Mohamed es uno de esos tipos que siempre parecen estar fuera de lugar, seguramente porque escapa a los clichés con los que se encasilla a la gente en una sociedad tan tribal como la israelí. Pertenece a la minoría árabe de Israel, a los llamados palestinos de 1948. Es musulmán e israelí a la vez. Hace años que dejó la Galilea para estudiar arquitectura en Jerusalén. Hoy, casi todos sus amigos son judíos. Está tan integrado que él también lo parece, hasta que pronuncia su nombre y se rompe el hechizo.

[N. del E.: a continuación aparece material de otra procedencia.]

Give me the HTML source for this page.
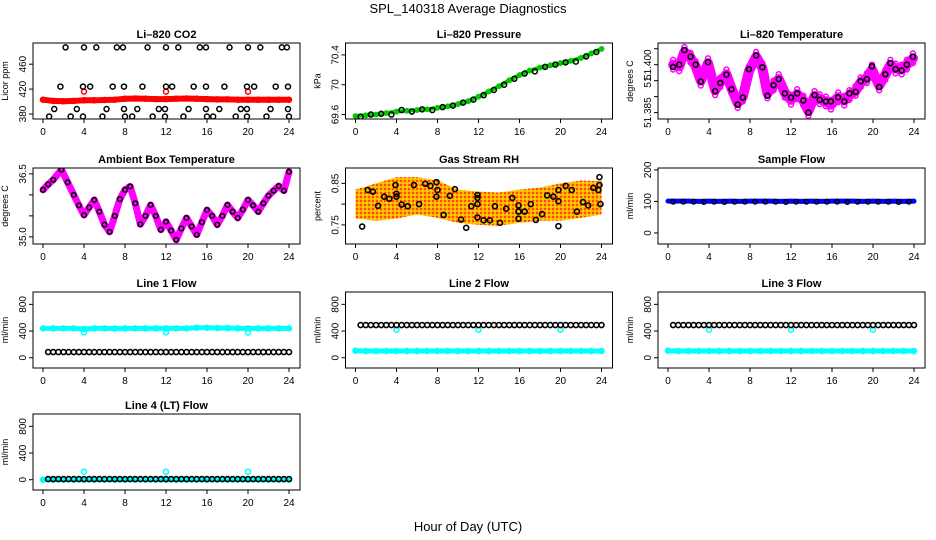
<!DOCTYPE html>
<html><head><meta charset="utf-8"><style>
body{margin:0;background:#fff}
svg{display:block;font-family:"Liberation Sans",sans-serif}
</style></head><body>
<svg id="c" width="936" height="540" viewBox="0 0 936 540">
<defs>
<pattern id="rhp" width="4" height="4" patternUnits="userSpaceOnUse"><rect width="4" height="4" fill="#ffb000"/><circle cx="1" cy="1" r="0.9" fill="#ff0000"/><circle cx="3" cy="3" r="0.7" fill="#ffee00"/></pattern>
</defs>
<text x="468" y="13" text-anchor="middle" font-size="13">SPL_140318  Average Diagnostics</text>
<text x="468" y="531" text-anchor="middle" font-size="13">Hour of Day (UTC)</text>
</svg>
<script>
// ---- data ----
const hours = [0,1,2,3,4,5,6,7,8,9,10,11,12,13,14,15,16,17,18,19,20,21,22,23,24];
const xTicks = [0,4,8,12,16,20,24];
const co2Red = [403,401,400.5,401,402,402,402.5,403,404.5,405,404.5,404,404,404.5,405,404.5,404,403.5,403.5,403,403,403,403,403,403];
const co2OutT = [4,12,20];
const co2OutV = [416,416,416];
const co2TopT = [2.2,4.0,5.2,7.2,7.8,10.2,12.0,13.2,15.3,15.9,18.2,20.0,21.2,23.3,23.8];
const co2MidT = [1.7,3.9,4.6,6.8,7.9,9.7,12.0,12.6,14.7,15.9,17.7,19.9,20.6,22.7,23.9];
const co2LowT = [1.1,3.3,6.2,7.9,9.2,11.3,11.9,14.2,15.9,17.2,19.3,19.9,22.2,23.9];
const co2BotT = [0.6,2.7,3.9,5.8,8.0,8.7,10.7,11.9,13.7,16.0,16.6,18.8,19.9,21.8,24.0];
const co2Levels = [487,424,388,376];
const co2Ticks = [380,420,460];
const presGreen = [69.58,69.59,69.60,69.62,69.64,69.65,69.66,69.67,69.69,69.71,69.74,69.78,69.84,69.91,69.98,70.06,70.13,70.19,70.23,70.26,70.29,70.32,70.36,70.42,70.48];
const presBlack = [69.57,69.60,69.61,69.60,69.66,69.64,69.67,69.66,69.70,69.72,69.76,69.80,69.86,69.93,70.00,70.08,70.15,70.18,70.24,70.27,70.30,70.31,70.38,70.44];
const presTicks = [69.6,70.0,70.4];
const tempT = [0.5,1.1,1.6,2.2,2.7,3.2,3.9,4.6,5.1,5.7,6.2,6.8,7.3,7.9,8.6,9.2,9.7,10.3,10.8,11.4,12.0,12.6,13.2,13.7,14.3,14.8,15.4,15.9,16.6,17.2,17.7,18.3,18.8,19.4,19.9,20.6,21.2,21.7,22.2,22.8,23.3,23.9];
const tempBlack = [51.3993,51.400,51.4046,51.4025,51.400,51.3947,51.4008,51.3917,51.3943,51.3969,51.3923,51.3875,51.3897,51.3986,51.4029,51.3992,51.3903,51.3936,51.3955,51.391,51.3897,51.391,51.3888,51.385,51.3905,51.389,51.3885,51.3885,51.3898,51.3885,51.391,51.3915,51.3948,51.3955,51.3995,51.393,51.397,51.4005,51.3986,51.3982,51.400,51.4025];
const tempMag = [51.400,51.3995,51.404,51.4022,51.3995,51.395,51.4005,51.392,51.3945,51.397,51.3925,51.388,51.390,51.398,51.4025,51.399,51.391,51.3935,51.3955,51.3912,51.389,51.3908,51.3888,51.3855,51.3902,51.3892,51.3885,51.3875,51.3898,51.3888,51.3905,51.3918,51.3945,51.3958,51.3985,51.3935,51.3968,51.4,51.3988,51.3985,51.4,51.402];
const tempTicks = [51.385,51.390,51.395,51.400,51.405];
const tempLabels = ["51.385","","51.","51.400",""];
const ambT = [0,0.5,1,1.8,2.4,3,3.5,4,4.5,5,5.5,6,6.5,7,7.5,8,8.5,9,9.5,10,10.5,11,11.5,12,12.5,13,13.5,14,14.5,15,15.5,16,16.5,17,17.5,18,18.5,19,19.5,20,20.5,21,21.5,22,22.5,23,23.5,24];
const ambV = [36.12,36.25,36.36,36.6,36.3,36.0,35.75,35.52,35.7,35.88,35.6,35.29,35.12,35.5,35.9,36.12,36.2,35.8,35.3,35.5,35.76,35.5,35.17,35.36,35.15,34.93,35.2,35.45,35.25,35.05,35.35,35.64,35.5,35.29,35.5,35.76,35.6,35.45,35.65,35.88,35.75,35.6,35.8,35.98,36.1,36.21,36.1,36.55];
const ambTicks = [35.0,35.5,36.0,36.5];
const ambLabels = ["35.0","","","36.5"];
const rhMeanT = [0,2,4,6,8,10,12,14,16,18,20,22,24];
const rhMean = [0.800,0.805,0.815,0.820,0.812,0.795,0.790,0.788,0.795,0.800,0.805,0.812,0.815];
const rhSpread = [0.035,0.045,0.05,0.045,0.045,0.04,0.04,0.04,0.04,0.04,0.045,0.045,0.04];
const rhT = [0.65,1.2,1.7,2.2,2.8,3.3,3.9,4.0,4.0,4.5,5.1,5.7,6.2,6.8,7.3,7.9,7.9,8.0,8.6,9.2,9.7,10.3,10.8,11.3,11.9,11.9,11.9,11.9,12.5,13.1,13.6,14.1,14.7,15.3,15.9,15.9,15.9,16.5,17.1,17.6,18.2,18.7,19.3,19.8,19.8,19.8,20.5,21.1,21.6,22.2,22.7,23.2,23.7,23.8,23.8,23.9];
const rhV = [0.746,0.834,0.830,0.796,0.818,0.813,0.846,0.825,0.818,0.799,0.795,0.846,0.80,0.849,0.844,0.853,0.818,0.834,0.774,0.82,0.836,0.763,0.743,0.795,0.768,0.822,0.80,0.815,0.761,0.761,0.795,0.755,0.789,0.815,0.782,0.797,0.765,0.782,0.80,0.762,0.776,0.821,0.818,0.747,0.807,0.834,0.844,0.834,0.782,0.805,0.797,0.839,0.834,0.865,0.846,0.80];
const rhTicks = [0.75,0.80,0.85];
const rhLabels = ["0.75","","0.85"];
const sampBlue = [101,101,101,100,101,100,101,100,101,101,101,100,101,100,101,100,101,101,101,100,101,100,101,100,101];
const sampBlack = [99,99,99,98,99,98,99,99,99,99,99,98,99,99,99,99,99,98,99,99,99,99,98,99];
const sampTicks = [0,100,200];
const flowTicks = [0,400,800];
const l1Cyan = [440,440,440,440,430,440,440,438,440,440,440,440,440,440,440,450,450,445,445,440,440,440,440,440,440];
const l1Black = [85,85,85,85,85,85,85,85,85,85,85,85,85,85,85,85,85,85,85,85,85,85,85,85];
const l2Black = [490,490,490,490,490,490,490,490,490,490,490,490,490,490,490,490,490,490,490,490,490,490,490,490];
const l2Cyan = [105,100,100,100,100,100,100,100,100,100,100,100,100,100,100,100,100,100,100,100,100,100,100,100,100];
const l3Black = [490,490,490,490,490,490,490,490,490,490,490,490,490,490,490,490,490,490,490,490,490,490,490,490];
const l3Cyan = [105,100,100,100,100,100,100,100,100,100,100,100,100,100,100,100,100,100,100,100,100,100,100,100,100];
const l4Black = [10,10,10,10,10,10,10,10,10,10,10,10,10,10,10,10,10,10,10,10,10,10,10,10];
const l4Cyan = [0,0,0,0,0,0,0,0,0,0,0,0,0,0,0,0,0,0,0,0,0,0,0,0,0];
const flowOutT = [4,12,20];
const l1Out = [380,380,380];
const l2Out = [420,420,420];
const l4Out = [120,120,120];
const halfT = [0.5,1.5,2.5,3.5,4.5,5.5,6.5,7.5,8.5,9.5,10.5,11.5,12.5,13.5,14.5,15.5,16.5,17.5,18.5,19.5,20.5,21.5,22.5,23.5];

// ---- drawing ----
const svg = document.getElementById('c');
const NS = 'http://www.w3.org/2000/svg';
const tops = [43,168,292,414];
function mk(tag, parent, attrs, name){
  const e = document.createElementNS(NS, tag);
  for (const k in attrs) e.setAttribute(k, attrs[k]);
  
  
  parent.appendChild(e);
  return e;
}
function panel(col,row,title,ytitle,ymin,ymax,yticks,ylabels,name){
  const L = 33 + col*312.5, T = tops[row], W = 267, H = 76;
  const g = mk('g', svg, {}, name);
  const P = {g, L, T, W, H,
    x: t => L + 10 + t*10.25,
    y: v => T + H - (v-ymin)/(ymax-ymin)*H};
  mk('text', g, {x:L+W/2, y:T-5, 'text-anchor':'middle', 'font-size':11, 'font-weight':'bold'}, name+'-title').textContent = title;
  const yl = mk('text', g, {x:0, y:0, 'text-anchor':'middle', 'font-size':9, transform:`translate(${L-25},${T+H/2}) rotate(-90)`}, name+'-y-title');
  yl.textContent = ytitle;
  xTicks.forEach(t => {
    mk('line', g, {x1:P.x(t), x2:P.x(t), y1:T+H, y2:T+H+4, stroke:'#000'}, 'x-tick');
    mk('text', g, {x:P.x(t), y:T+H+16, 'text-anchor':'middle', 'font-size':10}, 'x-tick-label').textContent = t;
  });
  yticks.forEach((v,i) => {
    const yy = P.y(v);
    mk('line', g, {x1:L-4, x2:L, y1:yy, y2:yy, stroke:'#000'}, 'y-tick');
    const lab = ylabels ? ylabels[i] : String(v);
    if (lab) mk('text', g, {x:0, y:0, 'text-anchor':'middle', 'font-size':10, transform:`translate(${L-7},${yy}) rotate(-90)`}, 'y-tick-label').textContent = lab;
  });
  const cp = mk('clipPath', g, {id:'cp'+name}, 'clip');
  mk('rect', cp, {x:L, y:T, width:W, height:H}, 'clip-rect');
  P.d = mk('g', g, {'clip-path':`url(#cp${name})`}, name+'-data');
  mk('rect', g, {x:L, y:T, width:W, height:H, fill:'none', stroke:'#000'}, name+'-frame');
  return P;
}
function pts(P, ts, vs, color, r, sw, name){
  ts.forEach((t,i) => {
    mk('circle', P.d, {cx:P.x(t), cy:P.y(vs[i]), r:r, fill:'none', stroke:color, 'stroke-width':sw}, name);
  });
}
function band(P, ts, vs, color, w, name){
  const d = ts.map((t,i) => `${P.x(t)},${P.y(vs[i])}`).join(' ');
  mk('polyline', P.d, {points:d, fill:'none', stroke:color, 'stroke-width':w, 'stroke-linejoin':'round', 'stroke-linecap':'round'}, name);
}

// CO2
let P = panel(0,0,'Li\u2013820 CO2','Licor ppm',372,494,co2Ticks,null,'co2-panel');
band(P, hours, co2Red, '#ff0000', 6, 'co2-red-band');
pts(P, hours, co2Red, '#ff0000', 2.5, 1.5, 'co2-red-point');
pts(P, co2OutT, co2OutV, '#ff0000', 2.5, 1.5, 'co2-red-outlier');
pts(P, co2TopT, co2TopT.map(()=>co2Levels[0]), '#000', 2.5, 1.5, 'co2-black-point');
pts(P, co2MidT, co2MidT.map(()=>co2Levels[1]), '#000', 2.5, 1.5, 'co2-black-point');
pts(P, co2LowT, co2LowT.map(()=>co2Levels[2]), '#000', 2.5, 1.5, 'co2-black-point');
pts(P, co2BotT, co2BotT.map(()=>co2Levels[3]), '#000', 2.5, 1.5, 'co2-black-point');

// Pressure
P = panel(1,0,'Li\u2013820 Pressure','kPa',69.54,70.56,presTicks,null,'pressure-panel');
band(P, hours, presGreen, '#00cc00', 4, 'pressure-green-band');
pts(P, hours, presGreen, '#00cc00', 2.3, 1.3, 'pressure-green-point');
pts(P, halfT, presBlack, '#000', 2.5, 1.5, 'pressure-black-point');

// Li-820 Temperature
P = panel(2,0,'Li\u2013820 Temperature','degrees C',51.3830,51.4068,tempTicks,tempLabels,'li820-temp-panel');
band(P, tempT, tempMag, '#ff00ff', 10, 'temp-magenta-band');
pts(P, tempT, tempMag.map(v=>v+0.0015), '#ff00ff', 2.5, 1.5, 'temp-magenta-point');
pts(P, tempT, tempMag.map(v=>v-0.0015), '#ff00ff', 2.5, 1.5, 'temp-magenta-point');
pts(P, tempT, tempBlack, '#000', 2.5, 1.6, 'temp-black-point');

// Ambient box temp
P = panel(0,1,'Ambient Box Temperature','degrees C',34.83,36.64,ambTicks,ambLabels,'ambient-temp-panel');
band(P, ambT, ambV, '#ff00ff', 7, 'ambient-magenta-band');
pts(P, ambT, ambV, '#000', 2.3, 1.5, 'ambient-black-point');

// RH
P = panel(1,1,'Gas Stream RH','percent',0.704,0.887,rhTicks,rhLabels,'rh-panel');
const up = rhMeanT.map((t,i)=>`${P.x(t)},${P.y(rhMean[i]+rhSpread[i])}`);
const dn = rhMeanT.map((t,i)=>`${P.x(t)},${P.y(rhMean[i]-rhSpread[i])}`).reverse();
mk('polygon', P.d, {points:up.concat(dn).join(' '), fill:'url(#rhp)'}, 'rh-orange-cloud');
pts(P, rhT, rhV, '#000', 2.5, 1.6, 'rh-black-point');

// Sample flow
P = panel(2,1,'Sample Flow','ml/min',-35,206,sampTicks,null,'sample-flow-panel');
band(P, hours, sampBlue, '#0000ff', 5, 'sample-blue-band');
pts(P, halfT, sampBlack, '#000', 2.3, 1.4, 'sample-black-point');

// Line flows
function flowPanel(col,row,title,name,cyan,black,outV){
  const Q = panel(col,row,title,'ml/min',-154,985,flowTicks,null,name);
  band(Q, hours, cyan, '#00ffff', 5, name+'-cyan-band');
  pts(Q, hours, cyan, '#00ffff', 2.5, 1.5, name+'-cyan-point');
  pts(Q, flowOutT, outV, '#00ffff', 2.5, 1.5, name+'-cyan-outlier');
  pts(Q, halfT, black, '#000', 2.5, 1.6, name+'-black-point');
  pts(Q, halfT.map(t=>t+0.5), black, '#000', 2.5, 1.6, name+'-black-point');
  return Q;
}
flowPanel(0,2,'Line 1 Flow','line1-flow-panel',l1Cyan,l1Black,l1Out);
flowPanel(1,2,'Line 2 Flow','line2-flow-panel',l2Cyan,l2Black,l2Out);
flowPanel(2,2,'Line 3 Flow','line3-flow-panel',l3Cyan,l3Black,l2Out);
flowPanel(0,3,'Line 4 (LT) Flow','line4-flow-panel',l4Cyan,l4Black,l4Out);
</script>
</body></html>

Mohamed es esencialmente un árabe asimilado. Habla hebreo mejor que muchos israelís, vive la misma vida bohemia que sus compañeros de facultad y viste con una excentricidad que difícilmente se permitiría en la Galilea. De hecho, es un personaje bastante funky. Lleva el pelo a lo afro, un bigote de antro del barrio chino, gorras de ante y pantalones de rapero.

Plenamente israelí

Mohamed se siente plenamente israelí y quiere seguir siéndolo. Nunca ha estado en Naplusa o Hebrón, ciudades que para él son de otro planeta, un planeta asociado al miedo. La idea del Estado palestino le deja frío. Y las hurís del paraíso no le interesan más que para recrearse en el onanismo. Pero Mohamed tiene un problema: su nombre. Desde hace unos meses busca un hueco en un piso de estudiantes. Ha hecho decenas de llamadas y el patrón es siempre el mismo. Todo va bien hasta que le preguntan el nombre. Entonces la química se rompe y vienen las excusas: que si el piso está lleno, que si se acaba de alquilar la habitación- Algunos son sinceros y le dicen que no quieren árabes en casa.

También son sinceros los empresarios israelís. Según una encuesta reciente, el 83% de los ciudadanos israelís prefiere no contratar a árabes. Mohamed ya ha sido rechazado en varios estudios de arquitectura como pasante, pero no desespera y se saca lo que puede pinchando en fiestas privadas y haciendo chapuzas. Siempre va pelado.

La policía tampoco le tiene demasiada estima. Arabe y excéntrico, le para a menudo y, aunque es hombre de ley, suele llevar alguna china en el bolsillo, por lo que ya le conocen en comisaría. "He vuelto a tener mala suerte", suele ser su muletilla. Más coraje le entra cuando piensa en el doble rasero aplicado a árabes y judíos.

Su excompañero de piso, un judío británico, se esfumó un día con su ordenador y varios meses de renta impagada. Mohamed lo denunció a la policía. "Estamos ocupados, llame en otro momento", le dijeron. Optó entonces por hacerle una visita a su viejo amigo. En la puerta lo tumbó de un puñetazo y recuperó su ordenador. Esa misma noche, Mohamed durmió en el calabozo, arrestado y con cara de tonto.

Hay días en que Mohamed quiere claudicar. Lo suele contar abrazado a una cerveza y con cara de perro abandonado. Sus amigos le evitan: atrae la mala suerte. Otros creen que miente para dar pena; al fin y al cabo, todos los árabes lo hacen. Entonces Mohamed se plantea dejar los estudios y volver a la Galilea, pero tiembla al pensar que tendrá que quitarse el bigote, dejar la vida bohemia y aguantar a la esposa que elija su madre. Solo quiere que le dejen vivir en paz. Al fin y al cabo, Mohamed no es más que un nombre.